Fellow Toronto Councillors Paula Fletcher and Mary Fragedakis, along with Toronto District School Board Trustee Jennifer Story, have also sent a letter to Attorney General Yasir Naqvi, requesting that he seek an injunction from the courts regarding the matter.
“These images are placed in people’s mailboxes,” they wrote. “As parents have said to us, their young children often go to get the mail and would be traumatized by the images. Pregnant women have complained that they have been profoundly disturbed by the images.”
The images referred to are displayed by the Canadian Centre for Bioethical Reform, a pro-life organization which utilizes interns and other members to hold signs in the public arena to expose the atrocity of abortion.
“In 2001, the Canadian Centre for Bio-Ethical Reform was founded to expose the hidden injustice of abortion and create a public discussion concerning the rights and personhood of the preborn,” the group’s website states. “Through presentations and graphic image-based projects such as ‘Choice’ Chain, the Genocide Awareness Project, and the Reproductive ‘Choice’ Campaign, CCBR began to force the topic of abortion into the national consciousness.”

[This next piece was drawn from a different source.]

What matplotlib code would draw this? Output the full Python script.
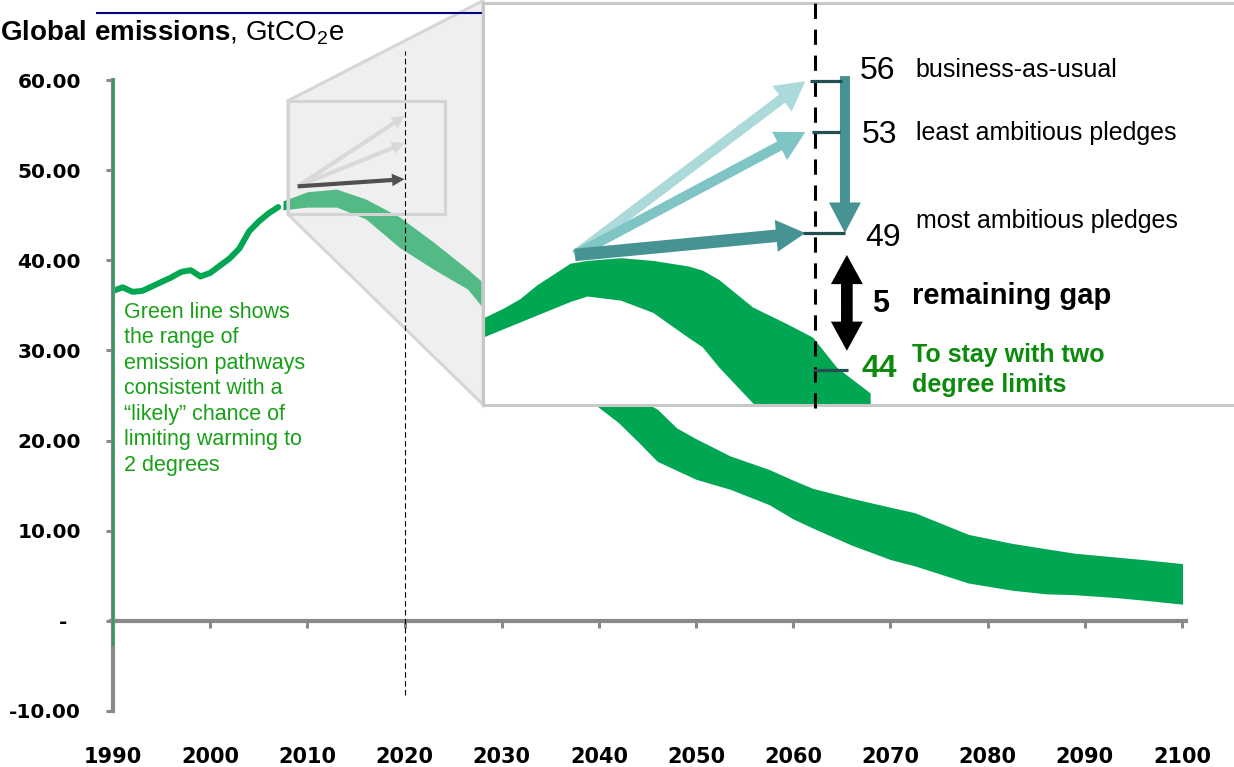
import numpy as np
import matplotlib.pyplot as plt
from matplotlib.patches import Polygon, Rectangle
from matplotlib.lines import Line2D
from matplotlib.ticker import NullLocator

plt.rcParams['font.family'] = ['Liberation Sans', 'DejaVu Sans']
plt.rcParams['mathtext.fontset'] = 'custom'
plt.rcParams['mathtext.rm'] = 'Liberation Sans'
plt.rcParams['mathtext.bf'] = 'Liberation Sans:bold'

# historical emissions, GtCO2e
hist_years = list(range(1990, 2008))
hist_vals = [36.6, 37.0, 36.5, 36.6, 37.1, 37.6, 38.1, 38.7, 38.9, 38.2,
             38.6, 39.4, 40.2, 41.3, 43.2, 44.3, 45.2, 45.9]

# range of 2 degree pathways
path_years = [2007.5, 2010, 2013, 2016, 2019.5, 2023, 2026.5, 2028, 2030, 2035,
              2039, 2042, 2044, 2046, 2048, 2050, 2053.5, 2057.5, 2060, 2062,
              2066, 2070, 2072.5, 2078, 2082.5, 2086, 2089, 2093, 2096, 2100.5]
path_high = [46.6, 47.6, 47.9, 46.8, 44.8, 42.0, 39.0, 37.6, 35.8, 31.0,
             27.6, 25.4, 24.6, 23.5, 21.4, 20.2, 18.3, 16.8, 15.6, 14.7,
             13.6, 12.6, 12.0, 9.6, 8.6, 8.0, 7.5, 7.1, 6.8, 6.3]
path_low = [45.6, 45.9, 45.9, 44.6, 41.4, 39.0, 36.8, 34.8, 32.8, 28.4,
            24.5, 22.0, 19.9, 17.7, 16.7, 15.7, 14.6, 12.9, 11.3, 10.3,
            8.4, 6.8, 6.1, 4.2, 3.4, 3.0, 2.9, 2.6, 2.3, 1.8]

# close-up around 2020
zoom_years = [2006.17, 2007.0, 2007.7, 2008.4, 2009.8, 2010.5, 2011.9, 2013.25,
              2014.7, 2015.3, 2016.0, 2017.4, 2018.8, 2019.9, 2020.9, 2022.3]
zoom_high = [45.9, 46.25, 46.6, 47.1, 47.9, 48.0, 48.1, 48.0,
             47.8, 47.65, 47.3, 46.3, 45.7, 45.2, 44.1, 43.16]
zoom_low = [45.2, 45.5, 45.75, 46.0, 46.5, 46.7, 46.55, 46.1,
            45.2, 44.85, 44.1, 42.8, 41.7, 41.0, 40.3, 39.5]

level_2010 = 48.2
pledge_vals = [56, 53, 49]
pledge_names = ["business-as-usual", "least ambitious pledges", "most ambitious pledges"]
target_2020 = 44
gap = pledge_vals[-1] - target_2020

x_ticks = list(range(1990, 2101, 10))
y_ticks = list(range(-10, 61, 10))
y_tick_labels = ["-10.00", "-  ", "10.00", "20.00", "30.00", "40.00", "50.00", "60.00"]

green = '#00a651'
axis_grey = '#8a8a8a'
teal_light = '#acd9d9'
teal_mid = '#7fc5c5'
teal_dark = '#479394'
mark_col = '#244f50'


def fat_arrow(a, start, end, color, tail, head_w, head_l, z=5):
    a.annotate('', xy=end, xytext=start, zorder=z,
               arrowprops=dict(arrowstyle=f'simple,head_length={head_l},head_width={head_w},tail_width={tail}',
                               mutation_scale=20, color=color, lw=0, shrinkA=0, shrinkB=0))


fig = plt.figure(figsize=(12.34, 7.67), dpi=100)
ax = fig.add_axes([113 / 1234, 1 - 711 / 767, 1069 / 1234, 631 / 767])
ax.set_xlim(1990, 2100)
ax.set_ylim(-10, 60)

ax.fill_between(path_years, path_low, path_high, color=green, lw=0, zorder=2)
ax.plot(hist_years, hist_vals, color=green, lw=4.3, solid_capstyle='round', zorder=2)
ax.plot([1990, 1990], [-2.7, 60], color='#2e9e5e', lw=1.6, clip_on=False, zorder=6)
ax.plot([2020, 2020], [-8.2, 63.2], color='black', lw=0.8, ls=(0, (5, 3)), clip_on=False, zorder=5)

# shaded zoom region leading to the close-up
zoom_outline = [(2008.0, 57.7), (2028.07, 68.8), (2028.07, 24.0), (2008.0, 45.1)]
ax.add_patch(Polygon(zoom_outline, closed=True, facecolor='#d8d8d8', alpha=0.39,
                     edgecolor='none', clip_on=False, zorder=3))
ax.add_patch(Polygon(zoom_outline, closed=True, facecolor='none', edgecolor='#d6d6d6',
                     lw=2.2, clip_on=False, zorder=3))
ax.add_patch(Rectangle((2008.0, 45.1), 16.2, 12.6, facecolor='none',
                       edgecolor='#d4d4d4', lw=2.2, zorder=3.5))
for v, c in zip(pledge_vals, ['#d9d9d9', '#d9d9d9', '#505050']):
    ax.annotate('', xy=(2020, v), xytext=(2009, level_2010), zorder=4,
                arrowprops=dict(arrowstyle='simple,head_length=0.6,head_width=0.6,tail_width=0.2',
                                mutation_scale=15, color=c, lw=0, shrinkA=0, shrinkB=0))

ax.text(1991.1, 35.4, "Green line shows\nthe range of\nemission pathways\nconsistent with a\n"
        "\u201clikely\u201d chance of\nlimiting warming to\n2 degrees",
        color='#17a017', fontsize=15.5, va='top', ha='left', linespacing=1.28)

for s in ['top', 'right']:
    ax.spines[s].set_visible(False)
ax.spines['left'].set_color(axis_grey)
ax.spines['left'].set_linewidth(3)
ax.spines['bottom'].set_position(('data', 0))
ax.spines['bottom'].set_color(axis_grey)
ax.spines['bottom'].set_linewidth(3)
ax.spines['bottom'].set_bounds(1989.8, 2100.4)
ax.set_xticks(x_ticks)
ax.set_xticklabels([str(y) for y in x_ticks])
ax.set_yticks(y_ticks)
ax.set_yticklabels(y_tick_labels)
ax.tick_params(axis='x', direction='out', length=5, width=2.2, color=axis_grey, pad=86, labelsize=15)
ax.tick_params(axis='y', direction='out', length=5, width=2.2, color=axis_grey, pad=18, labelsize=14.5)
for lab in ax.get_xticklabels() + ax.get_yticklabels():
    lab.set_fontweight('bold')
    lab.set_family('DejaVu Sans')

fig.text(0.0, 1 - 40 / 767, r"$\mathbf{Global}$ $\mathbf{emissions}$, GtCO$_\mathregular{2}$e",
         fontsize=20, va='baseline', ha='left')
fig.add_artist(Line2D([97 / 1234, 483 / 1234], [1 - 13 / 767] * 2, color='#000080', lw=1.5))

# close-up panel: uneven vertical scale around the 2020 levels
scale_v = [30, 44, 49, 53, 56, 70]
scale_u = [-753.6, -370, -233, -132, -81, 157]


def fwd(v):
    return np.interp(v, scale_v, scale_u)


def inv(u):
    return np.interp(u, scale_u, scale_v)


ax2 = fig.add_axes([483 / 1234, 1 - 405 / 767, 757 / 1234, 402 / 767], zorder=5)
ax2.set_yscale('function', functions=(fwd, inv))
ax2.set_xlim(2006.17, 2037.71)
ax2.set_ylim(42.72, 60.6)
for a in (ax2.xaxis, ax2.yaxis):
    a.set_major_locator(NullLocator())
    a.set_minor_locator(NullLocator())
for s in ['top', 'left', 'bottom']:
    ax2.spines[s].set_color('#c8c8c8')
    ax2.spines[s].set_linewidth(2.2)
ax2.spines['right'].set_visible(False)

ax2.fill_between(zoom_years, zoom_low, zoom_high, color=green, lw=0, zorder=2)
ax2.plot([2020, 2020], [42.6, 60.8], color='black', lw=2.2, ls=(0, (5, 3.5)), clip_on=False, zorder=3)

for v, c, tw in zip(pledge_vals, [teal_light, teal_mid, teal_dark], [0.36, 0.36, 0.45]):
    fat_arrow(ax2, (2010, level_2010), (2019.6, v), c, tw, 1.15, 1.05)
fat_arrow(ax2, (2021.25, 56.3), (2021.25, pledge_vals[-1]), teal_dark, 0.36, 1.15, 1.1)

mark_x = [(2019.79, 2021.13), (2019.875, 2021.04), (2019.5, 2021.25), (2019.92, 2021.375)]
for (x0, x1), v in zip(mark_x, pledge_vals + [target_2020]):
    ax2.plot([x0, x1], [v, v], color=mark_col, lw=2.3, solid_capstyle='butt', zorder=6)

gap_mid = 46.3
fat_arrow(ax2, (2021.33, gap_mid), (2021.33, 48.2), 'black', 0.42, 1.15, 1.05, z=6)
fat_arrow(ax2, (2021.33, gap_mid), (2021.33, 44.7), 'black', 0.42, 1.15, 1.05, z=6)

num_y = [56.12, 52.56, 48.53]
name_y = [56.24, 52.68, 49.2]
num_x = [2021.875, 2021.96, 2022.1]
for n, v, x, yn, yt in zip(pledge_names, pledge_vals, num_x, num_y, name_y):
    ax2.text(x, yn, str(v), fontsize=23, va='baseline', ha='left')
    ax2.text(2024.2, yt, n, fontsize=18, va='baseline', ha='left')

ax2.text(2022.4, 46.12, str(gap), fontsize=22, fontweight='bold', va='baseline', ha='left')
ax2.text(2024.04, 46.4, "remaining gap", fontsize=21, fontweight='bold', va='baseline', ha='left')
ax2.text(2021.96, 43.74, str(target_2020), fontsize=23, fontweight='bold', color='#0b8a0b',
         va='baseline', ha='left')
ax2.text(2024.04, 44.29, "To stay with two", fontsize=18, fontweight='bold', color='#0b8a0b',
         va='baseline', ha='left')
ax2.text(2024.04, 43.2, "degree limits", fontsize=18, fontweight='bold', color='#0b8a0b',
         va='baseline', ha='left')

fig.savefig('out.png', dpi=100)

“In addition to using the scientific and philosophical evidence for the humanity and personhood of the preborn, we must use images of the atrocity of abortion to tear away the flimsy facade of ‘choice’ and reveal what is being chosen: the decapitation, dismemberment, and disembowelment of an innocent pre-born child,” it outlines.
Many of the signs simply read “Choice?” and feature an image of a baby aborted in the first trimester—physical features being clearly visible. The group includes similar photographs in its pamphlets and brochures, which are distributed in neighborhoods throughout the region.
Because the signs are not illegal, and those holding them are not breaking any laws, legislators in Toronto are seeking other means to remove the images from public view.
“Abortion is a legal operation in our country and [the use of the signs and brochures] is an affront to women and to everyone that has worked so hard to have choice in Canada,” Fletcher told Global News. “This is a very pro-choice community and this is why people are so upset. They’re really not welcome in this community.”
However, Devorah Gilman, a spokesperson for the Canadian Centre for Bio-Ethical Reform, said that if the murder of children is so horrifying to look at, maybe it shouldn’t be permitted in the first place.
“If we want to stand up for justice for every member of the human family … the most effective way to do so is by providing people the photographic evidence of what abortion truly is,” she said. “If we’re asking if it is inappropriate for children to see these images, I think we also need to ask, ‘Is it inappropriate for children to be these images?’”
As previously reported, the organization released a report last year outlining its findings that public support for abortion decreases measurably when the public is shown images of abortion victims.
“By canvassing thousands across several neighbourhoods and surveying 1,741 diverse respondents, results found a statistically significant shift in pro-life worldview, a greater negative perception of abortion, a decreased degree of permissiveness and liberalism towards abortion law, and a significant gain in pro-life political views after seeing abortion victim imagery,” the report stated.